## Dataset excerpts
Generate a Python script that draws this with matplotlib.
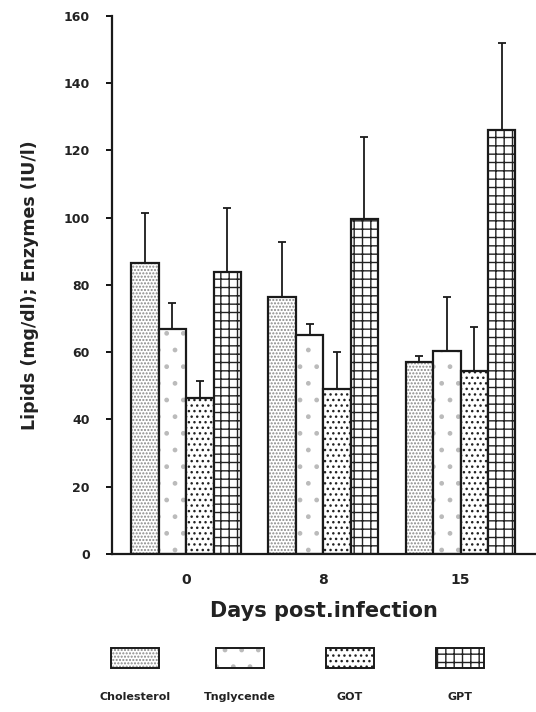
import numpy as np
import matplotlib
matplotlib.use('Agg')
import matplotlib.pyplot as plt
from matplotlib.patches import Rectangle

# dados
dias = ['0', '8', '15']
series = ['Cholesterol', 'Triglyceride', 'GOT', 'GPT']
rotulos_legenda = ['Cholesterol', 'Tnglycende', 'GOT', 'GPT']
colesterol = [86.5, 76.5, 57]
triglicerides = [67, 65, 60.5]
got = [46.5, 49, 54.5]
gpt = [84, 99.5, 126]
erro_colesterol = [14.8, 16.3, 2]
erro_triglicerides = [7.7, 3.5, 16]
erro_got = [5, 11, 13]
erro_gpt = [19, 24.5, 26]

valores = [colesterol, triglicerides, got, gpt]
erros = [erro_colesterol, erro_triglicerides, erro_got, erro_gpt]
hachuras = ['.....', '.', '...', '++']
cores_hachura = ['#888888', '#bbbbbb', '#222222', '#222222']

plt.rcParams['font.family'] = ['DejaVu Sans']
plt.rcParams['hatch.linewidth'] = 1.0

fig = plt.figure(figsize=(5.36, 7.12), dpi=100)
ax = fig.add_axes([0.209, 0.222, 0.791, 0.7555])

x = np.arange(len(dias))
w = 0.2
for k in range(4):
    pos = x + (k - 1.5) * w
    for h in range(len(dias)):
        ax.bar(pos[h], valores[k][h], w, color='white', edgecolor=cores_hachura[k],
               hatch=hachuras[k], linewidth=0)
        ax.bar(pos[h], valores[k][h], w, color='none', edgecolor='#1a1a1a', linewidth=1.6)
    ax.errorbar(pos, valores[k], yerr=[np.zeros(3), erros[k]], fmt='none',
                ecolor='#1a1a1a', elinewidth=1.3, capsize=3, capthick=1.3)

ax.set_ylim(0, 160)
ax.set_xlim(-0.54, 2.55)
ax.set_yticks(range(0, 161, 20))
ax.set_xticks(x)
ax.set_xticklabels(dias)
for s in ['top', 'right']:
    ax.spines[s].set_visible(False)
for s in ['left', 'bottom']:
    ax.spines[s].set_linewidth(1.6)
    ax.spines[s].set_color('#1a1a1a')
ax.tick_params(axis='y', direction='out', length=4, width=1.3, labelsize=9, pad=12)
ax.tick_params(axis='x', length=0, labelsize=10, pad=14)
for t in ax.get_yticklabels() + ax.get_xticklabels():
    t.set_fontweight('bold')
    t.set_color('#222222')
ax.set_ylabel('Lipids (mg/dl); Enzymes (IU/l)', fontsize=12.5, fontweight='bold',
              color='#222222', labelpad=18)
ax.set_xlabel('Days post.infection', fontsize=15, fontweight='bold', color='#222222',
              labelpad=10)

# legenda desenhada a mao: caixas com o rotulo embaixo
lg = fig.add_axes([0, 0, 1, 0.12])
lg.set_xlim(0, 536)
lg.set_ylim(85.44, 0)
lg.axis('off')
centros = [135, 240, 350, 460]
for k in range(4):
    lg.add_patch(Rectangle((centros[k] - 24, 21), 48, 20, facecolor='white',
                           edgecolor=cores_hachura[k], hatch=hachuras[k], linewidth=0))
    lg.add_patch(Rectangle((centros[k] - 24, 21), 48, 20, facecolor='none',
                           edgecolor='#1a1a1a', linewidth=1.4))
    lg.text(centros[k], 70, rotulos_legenda[k], ha='center', va='center',
            fontsize=8, fontweight='bold', color='#222222')

fig.savefig('out.png', dpi=100)
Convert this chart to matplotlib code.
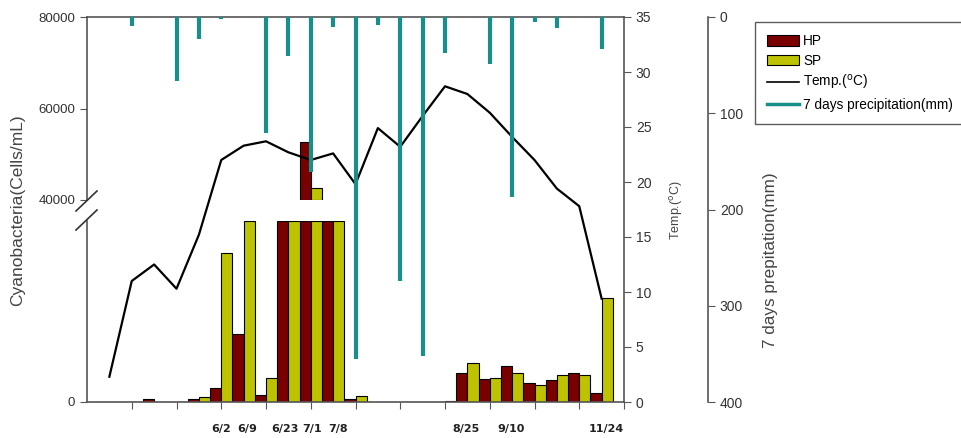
import matplotlib
matplotlib.use('Agg')
import matplotlib.pyplot as plt
from matplotlib.patches import Patch
from matplotlib.lines import Line2D
import numpy as np

plt.rcParams['font.family'] = ['Liberation Sans', 'DejaVu Sans']

# sampling positions (half a tick = one sample)
positions = [0.5, 1.0, 1.5, 2.0, 2.5, 3.0, 3.5, 4.0, 4.5, 5.0, 5.5, 6.0,
             6.5, 7.0, 7.5, 8.0, 8.5, 9.0, 9.5, 10.0, 10.5, 11.0, 11.5]

# cyanobacteria (cells/mL), off-scale bars estimated
hp = [0, 0, 170, 0, 180, 770, 3750, 390, 30000, 52650, 30000, 180,
      0, 0, 0, 0, 1600, 1250, 1970, 1050, 1230, 1620, 500]
sp = [0, 0, 0, 0, 280, 8230, 30000, 1330, 30000, 42600, 30000, 330,
      0, 0, 0, 50, 2170, 1350, 1600, 920, 1490, 1490, 5740]

temp = [2.3, 11.0, 12.5, 10.3, 15.2, 22.0, 23.3, 23.7, 22.7, 22.0, 22.6, 19.8,
        24.9, 23.2, 26.0, 28.7, 28.0, 26.3, 24.1, 22.0, 19.4, 17.8, 9.4]

precip = [0, 9, 0, 67, 23, 2, 0, 120, 41, 161, 10, 355,
          8, 274, 352, 37, 0, 49, 187, 5, 11, 0, 33]

# date labels sit slightly off the sample positions in the original
date_pos = [3.0, 3.58, 4.42, 5.02, 5.62, 8.46, 9.47, 11.6]
date_labels = ['6/2', '6/9', '6/23', '7/1', '7/8', '8/25', '9/10', '11/24']

hp_color = '#7a0000'
sp_color = '#bdc300'
rain_color = '#17908c'
spine_color = '#555555'
bw = 0.25
low_max = 10000
high_min, high_max = 40000, 80000

W, H = 962, 438
fig = plt.figure(figsize=(W / 100, H / 100), dpi=100)

left, right = 87 / W, 624 / W
top_px, brk_hi, brk_lo, bot_px = 17, 200, 221, 402

def fy(px):
    return 1 - px / H

ax_hi = fig.add_axes([left, fy(brk_hi), right - left, (brk_hi - top_px) / H])
ax_lo = fig.add_axes([left, fy(bot_px), right - left, (bot_px - brk_lo) / H])
ax_t = fig.add_axes([left, fy(bot_px), right - left, (bot_px - top_px) / H])
ax_p = fig.add_axes([left, fy(bot_px), right - left, (bot_px - top_px) / H])

x = np.array(positions)
hp_a = np.array(hp, dtype=float)
sp_a = np.array(sp, dtype=float)

# lower segment
ax_lo.bar(x - bw / 2, np.minimum(hp_a, low_max), bw, color=hp_color, edgecolor='black', linewidth=0.8)
ax_lo.bar(x + bw / 2, np.minimum(sp_a, low_max), bw, color=sp_color, edgecolor='black', linewidth=0.8)
ax_lo.set_ylim(0, low_max)
ax_lo.set_xlim(0, 12)
ax_lo.set_yticks([0])
ax_lo.xaxis.remove_overlapping_locs = False
ax_lo.set_xticks(range(1, 13))
ax_lo.set_xticklabels([])
ax_lo.set_xticks(date_pos, date_labels, minor=True)
ax_lo.tick_params(axis='x', which='minor', length=0, pad=16)
for lab in ax_lo.get_xticklabels(minor=True):
    lab.set_fontweight('bold')
    lab.set_fontsize(8)
    lab.set_family('DejaVu Sans')
    lab.set_color('#222222')
ax_lo.tick_params(axis='both', which='major', direction='out', length=5, color=spine_color,
                  labelsize=9.5, labelcolor='#333333')
for s in ['top', 'right']:
    ax_lo.spines[s].set_visible(False)
for s in ['left', 'bottom']:
    ax_lo.spines[s].set_color(spine_color)
    ax_lo.spines[s].set_linewidth(1.2)

# upper segment
m_hp = hp_a > high_min
m_sp = sp_a > high_min
ax_hi.bar(x[m_hp] - bw / 2, hp_a[m_hp] - high_min, bw, bottom=high_min, color=hp_color,
          edgecolor='black', linewidth=0.8)
ax_hi.bar(x[m_sp] + bw / 2, sp_a[m_sp] - high_min, bw, bottom=high_min, color=sp_color,
          edgecolor='black', linewidth=0.8)
ax_hi.set_ylim(high_min, high_max)
ax_hi.set_xlim(0, 12)
ax_hi.set_yticks([40000, 60000, 80000])
ax_hi.set_xticks([])
ax_hi.tick_params(axis='y', direction='out', length=5, color=spine_color, labelsize=9.5,
                  labelcolor='#333333')
for s in ['bottom', 'right']:
    ax_hi.spines[s].set_visible(False)
for s in ['left', 'top']:
    ax_hi.spines[s].set_color(spine_color)
    ax_hi.spines[s].set_linewidth(1.2)

# break marks
for yb in [brk_hi + 1, brk_lo - 1]:
    fig.add_artist(Line2D([76 / W, 97 / W], [fy(yb + 10), fy(yb - 10)], color='#333333', lw=1.2))

# temperature
ax_t.patch.set_visible(False)
ax_t.plot(x, temp, color='black', lw=1.6)
ax_t.set_xlim(0, 12)
ax_t.set_ylim(0, 35)
ax_t.set_yticks(range(0, 36, 5))
ax_t.yaxis.tick_right()
ax_t.set_xticks([])
ax_t.tick_params(axis='y', direction='out', length=5, color=spine_color, labelsize=10,
                 labelcolor='#333333')
for s in ['left', 'top', 'bottom']:
    ax_t.spines[s].set_visible(False)
ax_t.spines['right'].set_color(spine_color)
ax_t.spines['right'].set_linewidth(1.2)

# precipitation
ax_p.patch.set_visible(False)
ax_p.vlines(x, 0, precip, color=rain_color, lw=3)
ax_p.set_xlim(0, 12)
ax_p.set_ylim(400, 0)
ax_p.set_yticks(range(0, 401, 100))
ax_p.yaxis.tick_right()
ax_p.set_xticks([])
ax_p.spines['right'].set_position(('axes', (708 - 87) / (624 - 87)))
ax_p.tick_params(axis='y', direction='out', length=5, color=spine_color, labelsize=10,
                 labelcolor='#333333')
for s in ['left', 'top', 'bottom']:
    ax_p.spines[s].set_visible(False)
ax_p.spines['right'].set_color(spine_color)
ax_p.spines['right'].set_linewidth(1.2)

# axis titles
fig.text(18 / W, fy(210), 'Cyanobacteria(Cells/mL)', rotation=90, ha='center', va='center',
         fontsize=12.5, color='#444444')
fig.text(677 / W, fy(210), r'Temp.($^{\rm o}$C)', rotation=90, ha='center', va='center',
         fontsize=9, color='#444444')
fig.text(771 / W, fy(260), '7 days prepitation(mm)', rotation=90, ha='center', va='center',
         fontsize=12.3, color='#444444')

handles = [Patch(facecolor=hp_color, edgecolor='black', lw=0.8, label='HP'),
           Patch(facecolor=sp_color, edgecolor='black', lw=0.8, label='SP'),
           Line2D([], [], color='black', lw=1.2, label=r'Temp.($^{\rm o}$C)'),
           Line2D([], [], color=rain_color, lw=2.5, label='7 days precipitation(mm)')]
leg = fig.legend(handles=handles, loc='upper left', bbox_to_anchor=(755 / W, fy(22)),
                 frameon=True, fancybox=False, edgecolor='#333333', fontsize=9.8,
                 handlelength=2.3, handleheight=0.8, labelspacing=0.4, borderpad=0.9,
                 handletextpad=0.35, borderaxespad=0)
leg.get_frame().set_linewidth(1.0)

fig.savefig('out.png', dpi=100)
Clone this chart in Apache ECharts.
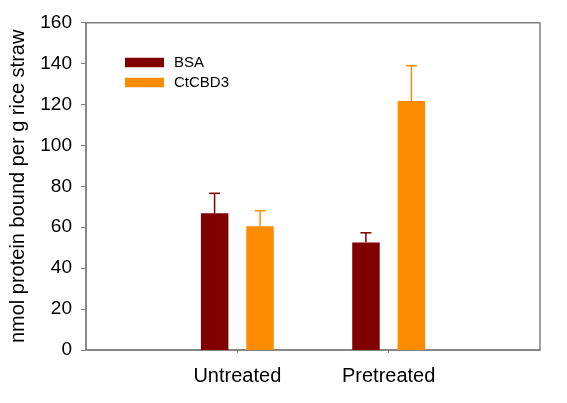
<!DOCTYPE html>
<html><head><meta charset="utf-8">
<script src="https://cdn.jsdelivr.net/npm/echarts@6/dist/echarts.min.js"></script>
<style>html,body{margin:0;padding:0;background:#fff}#c{width:567px;height:403px}</style>
</head><body><div id="c"></div>
<script>
var categories = ['Untreated', 'Pretreated'];
var seriesNames = ['BSA', 'CtCBD3'];
var bsaValues = [66.8, 52.6];
var bsaErrors = [9.8, 4.7];
var ctcbd3Values = [60.5, 121.7];
var ctcbd3Errors = [7.6, 17.3];
var yTicks = [0, 20, 40, 60, 80, 100, 120, 140, 160];

var colors = ['#800000', '#FF8C00'];
var axisColor = '#808080';
var font = 'Liberation Sans, Arial, sans-serif';
var barW = 27.5, halfOffset = 22.75;

var axisCats = [''].concat(categories).concat(['']);
function toData(vals) { return vals.map(function (v, i) { return [i + 1, v]; }); }

function errSeries(name, vals, errs, color, offset) {
  return {
    type: 'custom', name: name + ' err', z: 5,
    data: vals.map(function (v, i) { return [i + 1, v, v + errs[i]]; }),
    renderItem: function (params, api) {
      var p0 = api.coord([api.value(0), api.value(1)]);
      var p1 = api.coord([api.value(0), api.value(2)]);
      var x = p0[0] + offset;
      var cw = 5.5;
      return {
        type: 'group', children: [
          { type: 'line', shape: { x1: x, y1: p0[1], x2: x, y2: p1[1] }, style: { stroke: color, lineWidth: 1.5 } },
          { type: 'line', shape: { x1: x - cw, y1: p1[1], x2: x + cw, y2: p1[1] }, style: { stroke: color, lineWidth: 1.5 } }
        ]
      };
    }
  };
}

var chart = echarts.init(document.getElementById('c'), null, { renderer: 'canvas' });
chart.setOption({
  animation: false,
  backgroundColor: '#fff',
  grid: { left: 85, right: 27, top: 22.7, bottom: 53, show: true, borderColor: axisColor, borderWidth: 1.5, backgroundColor: 'transparent' },
  legend: {
    data: seriesNames, left: 120, top: 50, orient: 'vertical',
    itemWidth: 39, itemHeight: 9.5, itemGap: 5, icon: 'rect',
    textStyle: { fontFamily: font, fontSize: 15, color: '#000', padding: [0, 0, 0, 5] }
  },
  xAxis: {
    type: 'category', data: axisCats, boundaryGap: false,
    axisLine: { lineStyle: { color: axisColor, width: 1.5 } },
    axisTick: { show: true, length: 3, lineStyle: { color: axisColor }, interval: function (idx) { return idx === 1 || idx === 2; } },
    axisLabel: { fontFamily: font, fontSize: 20, color: '#000', margin: 16, interval: 0 },
    splitLine: { show: false }
  },
  yAxis: {
    type: 'value', min: yTicks[0], max: yTicks[yTicks.length - 1], interval: yTicks[1] - yTicks[0],
    name: 'nmol protein bound per g rice straw', nameLocation: 'middle', nameRotate: 90, nameGap: 58,
    nameTextStyle: { fontFamily: font, fontSize: 20, color: '#000' },
    axisLine: { show: true, lineStyle: { color: axisColor, width: 1.5 } },
    axisTick: { show: true, length: 5, lineStyle: { color: axisColor } },
    axisLabel: { fontFamily: font, fontSize: 19, color: '#000', margin: 14 },
    splitLine: { show: false }
  },
  series: [
    { type: 'bar', name: seriesNames[0], data: toData(bsaValues), barWidth: barW, barGap: '65%', itemStyle: { color: colors[0] }, z: 3 },
    { type: 'bar', name: seriesNames[1], data: toData(ctcbd3Values), barWidth: barW, barGap: '65%', itemStyle: { color: colors[1] }, z: 3 },
    errSeries(seriesNames[0], bsaValues, bsaErrors, colors[0], -halfOffset),
    errSeries(seriesNames[1], ctcbd3Values, ctcbd3Errors, colors[1], halfOffset)
  ]
});
</script></body></html>
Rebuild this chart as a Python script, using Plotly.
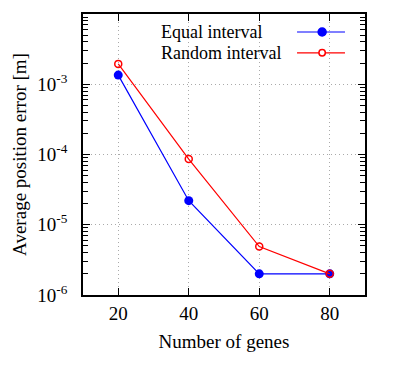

## Work to do
From the first line of the entries above down to the line holding "ecolor='#1a1a1a', elinewidth=1.3, capsize=3, capthick=1.3)", quote each line exactly and nothing else, skipping pictures.

## Full solution
Generate a Python script that draws this with matplotlib.
import numpy as np
import matplotlib
matplotlib.use('Agg')
import matplotlib.pyplot as plt
from matplotlib.patches import Rectangle

# dados
dias = ['0', '8', '15']
series = ['Cholesterol', 'Triglyceride', 'GOT', 'GPT']
rotulos_legenda = ['Cholesterol', 'Tnglycende', 'GOT', 'GPT']
colesterol = [86.5, 76.5, 57]
triglicerides = [67, 65, 60.5]
got = [46.5, 49, 54.5]
gpt = [84, 99.5, 126]
erro_colesterol = [14.8, 16.3, 2]
erro_triglicerides = [7.7, 3.5, 16]
erro_got = [5, 11, 13]
erro_gpt = [19, 24.5, 26]

valores = [colesterol, triglicerides, got, gpt]
erros = [erro_colesterol, erro_triglicerides, erro_got, erro_gpt]
hachuras = ['.....', '.', '...', '++']
cores_hachura = ['#888888', '#bbbbbb', '#222222', '#222222']

plt.rcParams['font.family'] = ['DejaVu Sans']
plt.rcParams['hatch.linewidth'] = 1.0

fig = plt.figure(figsize=(5.36, 7.12), dpi=100)
ax = fig.add_axes([0.209, 0.222, 0.791, 0.7555])

x = np.arange(len(dias))
w = 0.2
for k in range(4):
    pos = x + (k - 1.5) * w
    for h in range(len(dias)):
        ax.bar(pos[h], valores[k][h], w, color='white', edgecolor=cores_hachura[k],
               hatch=hachuras[k], linewidth=0)
        ax.bar(pos[h], valores[k][h], w, color='none', edgecolor='#1a1a1a', linewidth=1.6)
    ax.errorbar(pos, valores[k], yerr=[np.zeros(3), erros[k]], fmt='none',
                ecolor='#1a1a1a', elinewidth=1.3, capsize=3, capthick=1.3)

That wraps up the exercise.